Numerical analysis of a counter-flow wet cooling tower and its plume

Abstract

A one-dimensional model to study the heat and mass transfer inside and immediately above a wet counter-flow cooling tower is described. The wet cooling tower thermodynamic model assigns zone-specific Merkel numbers to each of the rain, fill, and spray zones, and it includes an atmospheric plume model. Using the present formulation, zone-by-zone rates of heat rejection and water evaporation can be estimated, as can the visible plume height. The model is validated against the well-established Poppe and Merkel methods as well as select field data. Cooling tower performance and plume visibility are evaluated under a variety of climatic conditions (hot-dry, hot-humid, cool-dry and cool-humid), cooling tower designs (e.g. fill zone height, H f z ), and operating conditions (e.g. water-to-air mass flow rate ratio, L / G ).

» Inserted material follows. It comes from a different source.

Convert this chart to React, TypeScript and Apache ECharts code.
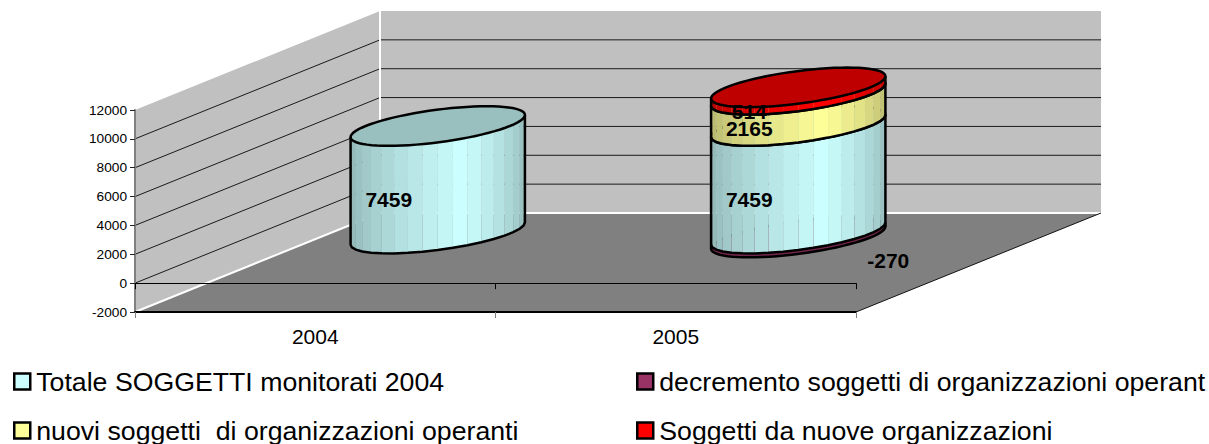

The parametric study in question highlights the ability of the proposed model to predict the impact of ambient conditions, cooling tower design parameters, and operating conditions on overall performance and patterns of atmospheric dispersion. The proposed model is ideal for numerical optimization of cooling towers that need to meet stringent thermal performance and plume visibility requirements. • A coupled one-dimensional cooling tower and plume model is developed. • Heat transfer in each zone of the tower analyzed at varying ambient conditions. • Plume visibility at different air flow rates studied at varying ambient conditions.